* _WHAT YOU NEED TO DO_: Return the lines that follow, exactly as they appear, from the first through the one containing "years = list(range(0, 51))"; no pictures are to be included.

- - -

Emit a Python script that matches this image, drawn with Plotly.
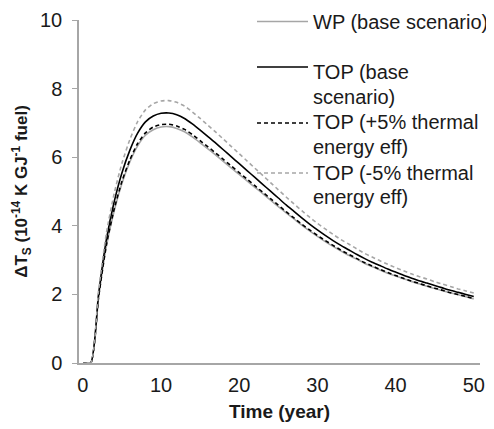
import plotly.graph_objects as go

years = list(range(0, 51))

wp_base = [0, 0, 1.89, 3.40, 4.44, 5.24, 5.86, 6.33, 6.64, 6.80, 6.88, 6.89, 6.84, 6.74, 6.59, 6.42,
           6.24, 6.06, 5.87, 5.68, 5.50, 5.31, 5.12, 4.94, 4.75, 4.56, 4.38, 4.20, 4.02, 3.85, 3.69,
           3.54, 3.40, 3.27, 3.14, 3.03, 2.91, 2.81, 2.71, 2.62, 2.54, 2.46, 2.38, 2.31, 2.24, 2.17,
           2.11, 2.05, 1.99, 1.93, 1.87]
top_base = [0, 0, 2.00, 3.60, 4.70, 5.55, 6.20, 6.70, 7.03, 7.20, 7.28, 7.29, 7.24, 7.13, 6.97, 6.79,
            6.60, 6.41, 6.21, 6.01, 5.81, 5.61, 5.41, 5.21, 5.01, 4.81, 4.61, 4.42, 4.23, 4.05, 3.88,
            3.72, 3.57, 3.43, 3.30, 3.17, 3.05, 2.94, 2.84, 2.74, 2.65, 2.56, 2.48, 2.40, 2.33, 2.26,
            2.19, 2.12, 2.06, 2.00, 1.94]
top_plus5 = [0, 0, 1.91, 3.44, 4.49, 5.30, 5.92, 6.40, 6.71, 6.88, 6.95, 6.96, 6.91, 6.81, 6.66, 6.48,
             6.30, 6.12, 5.93, 5.74, 5.55, 5.36, 5.17, 4.98, 4.79, 4.60, 4.41, 4.23, 4.05, 3.88, 3.72,
             3.57, 3.43, 3.29, 3.17, 3.05, 2.93, 2.83, 2.73, 2.64, 2.55, 2.47, 2.39, 2.32, 2.25, 2.18,
             2.12, 2.05, 2.00, 1.94, 1.88]
top_minus5 = [0, 0, 2.10, 3.78, 4.94, 5.83, 6.51, 7.04, 7.38, 7.56, 7.64, 7.65, 7.60, 7.49, 7.32, 7.13,
              6.93, 6.73, 6.52, 6.31, 6.10, 5.89, 5.68, 5.47, 5.26, 5.05, 4.84, 4.64, 4.44, 4.25, 4.07,
              3.91, 3.75, 3.60, 3.47, 3.33, 3.20, 3.09, 2.98, 2.88, 2.78, 2.69, 2.60, 2.52, 2.45, 2.37,
              2.30, 2.23, 2.16, 2.10, 2.04]

x_ticks = [0, 10, 20, 30, 40, 50]
y_ticks = [0, 2, 4, 6, 8, 10]

GRAY = "#a6a6a6"
FONT = "Liberation Sans, Arial, sans-serif"
TXT = "#1a1a1a"

series = [
    ("WP (base scenario)", wp_base, GRAY, "solid", ["WP (base scenario)"]),
    ("TOP (base scenario)", top_base, "black", "solid", ["TOP (base", "scenario)"]),
    ("TOP (+5% thermal energy eff)", top_plus5, "black", "4px,3px", ["TOP (+5% thermal", "energy eff)"]),
    ("TOP (-5% thermal energy eff)", top_minus5, GRAY, "4px,3px", ["TOP (-5% thermal", "energy eff)"]),
]

fig = go.Figure()
for name, vals, col, dash, _ in series:
    fig.add_trace(go.Scatter(x=years, y=vals, mode="lines", name=name,
                             line=dict(color=col, width=1.6, dash=dash, shape="spline", smoothing=0.6),
                             showlegend=False))

# page offset of the plot div (default body margin)
OFF = 8
W, H = 494 - OFF, 429 - OFF
# plot area in page pixels
L, R, T, B = 79 - OFF, 480 - OFF, 20 - OFF, 363 - OFF


def px(x):
    return (x - OFF - L) / (R - L)


def py(y):
    return (B - (y - OFF)) / (B - T)


legend_rows = [21.5, 67, 123, 173]
text_rows = [[22], [72, 97], [122, 147], [173, 197.5]]
shapes = []
annotations = []
for (name, vals, col, dash, lines), ly, trows in zip(series, legend_rows, text_rows):
    shapes.append(dict(type="line", xref="paper", yref="paper", x0=px(257), x1=px(308),
                       y0=py(ly), y1=py(ly), line=dict(color=col, width=1.6, dash=dash)))
    for t, ty in zip(lines, trows):
        annotations.append(dict(text=t, xref="paper", yref="paper", x=px(311), y=py(ty),
                                xanchor="left", yanchor="middle", showarrow=False,
                                font=dict(family=FONT, size=20, color=TXT)))

fig.update_layout(
    width=W, height=H,
    margin=dict(l=L, r=W - R, t=T, b=H - B),
    paper_bgcolor="white", plot_bgcolor="white",
    font=dict(family=FONT, size=20, color=TXT),
    shapes=shapes, annotations=annotations,
    xaxis=dict(range=[-0.5, 50.8], tickvals=x_ticks, ticks="", showgrid=False, zeroline=False,
               showline=True, linecolor=GRAY, linewidth=1.5, automargin=False,
               tickfont=dict(size=20), ticklabelstandoff=3,
               title=dict(text="<b>Time (year)</b>", font=dict(size=19), standoff=10)),
    yaxis=dict(range=[0, 10], tickvals=y_ticks, ticks="outside", ticklen=5, tickcolor=GRAY,
               showgrid=False, zeroline=False, showline=True, linecolor=GRAY, linewidth=1.5,
               automargin=False, tickfont=dict(size=20), ticklabelstandoff=6,
               title=dict(text="<b>ΔT<sub>S</sub> (10<sup>-14</sup> K GJ<sup>-1</sup> fuel)</b>",
                          font=dict(size=17), standoff=8)),
)

fig.write_html("out.html")
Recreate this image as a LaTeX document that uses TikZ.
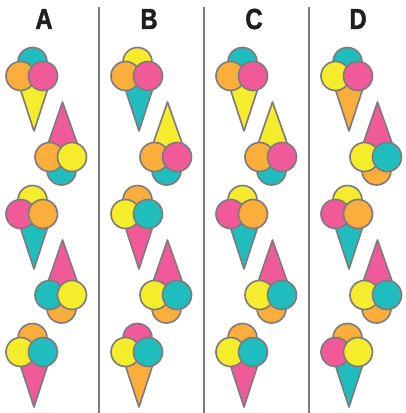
\documentclass[tikz,border=0pt]{standalone}
\usepackage{fontspec}
\setmainfont{Liberation Sans}
\newfontfamily\headfont[FakeBold=1.6,FakeStretch=0.82]{Liberation Sans Bold}
\definecolor{teal}{HTML}{20BDBE}
\definecolor{orng}{HTML}{FBAE3C}
\definecolor{pnk}{HTML}{F15A99}
\definecolor{yel}{HTML}{F5EC2B}
\definecolor{edge}{HTML}{7F7B7C}
\tikzset{
  scoop/.style={draw=edge,line width=1.65pt,fill=#1},
  divider/.style={draw=edge,line width=1.7pt},
  heading/.style={font=\headfont\fontsize{29}{29}\selectfont,text=black!88,inner sep=0pt}
}
% upright cone: x offset, y offset, top, left, right, cone
\newcommand{\upcone}[6]{%
  \begin{scope}[shift={(#1,#2)}]
    \path[scoop=#3] (32.5,62) circle[radius=14.5];
    \path[scoop=#6,line join=round] (16,76) -- (34,131) -- (52,76) -- cycle;
    \path[scoop=#4] (20.5,76) circle[radius=14.5];
    \path[scoop=#5] (43,76) circle[radius=14.5];
  \end{scope}}
% inverted cone: x offset, y offset, cone, left, right, bottom
\newcommand{\downcone}[6]{%
  \begin{scope}[shift={(#1,#2)}]
    \path[scoop=#3,line join=round] (43.5,157) -- (62.5,102) -- (82,157) -- cycle;
    \path[scoop=#6] (61.5,170.5) circle[radius=14.5];
    \path[scoop=#4] (49.5,157) circle[radius=14.5];
    \path[scoop=#5] (72,157) circle[radius=14.5];
  \end{scope}}
\begin{document}
\begin{tikzpicture}[x=1pt,y=-1pt]
\useasboundingbox (0,0) rectangle (405,413);
\fill[white] (0,0) rectangle (405,413);
\foreach \x in {99,204,309} \draw[divider] (\x,7) -- (\x,413);
\node[heading] (la) at (44,19) {A};
\node[heading] (lb) at (149,19) {B};
\node[heading] (lc) at (254,19) {C};
\node[heading] (ld) at (358,19) {D};
% column A
\upcone{0}{0}{teal}{orng}{pnk}{yel}
\downcone{0}{0}{pnk}{orng}{yel}{teal}
\upcone{0}{138}{yel}{pnk}{orng}{teal}
\downcone{0}{138}{pnk}{teal}{yel}{orng}
\upcone{0}{276}{orng}{yel}{teal}{pnk}
% column B
\upcone{105}{0}{yel}{orng}{pnk}{teal}
\downcone{105}{0}{yel}{orng}{pnk}{teal}
\upcone{105}{138}{orng}{yel}{teal}{pnk}
\downcone{105}{138}{pnk}{yel}{teal}{orng}
\upcone{105}{276}{pnk}{yel}{teal}{orng}
% column C
\upcone{210}{0}{teal}{orng}{pnk}{yel}
\downcone{210}{0}{yel}{orng}{pnk}{teal}
\upcone{210}{138}{yel}{pnk}{orng}{teal}
\downcone{210}{138}{pnk}{yel}{teal}{orng}
\upcone{210}{276}{orng}{yel}{teal}{pnk}
% column D
\upcone{315}{0}{teal}{yel}{pnk}{orng}
\downcone{315}{0}{pnk}{yel}{teal}{orng}
\upcone{315}{138}{yel}{pnk}{orng}{teal}
\downcone{315}{138}{pnk}{yel}{teal}{orng}
\upcone{315}{276}{orng}{pnk}{yel}{teal}
\end{tikzpicture}
\end{document}
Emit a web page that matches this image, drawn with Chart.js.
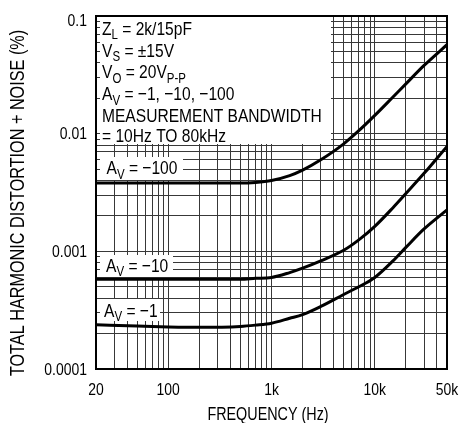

- - -

* _THE REPLY_:
Emit a Python script that matches this image, drawn with Plotly.
import plotly.graph_objects as go

years = list(range(0, 51))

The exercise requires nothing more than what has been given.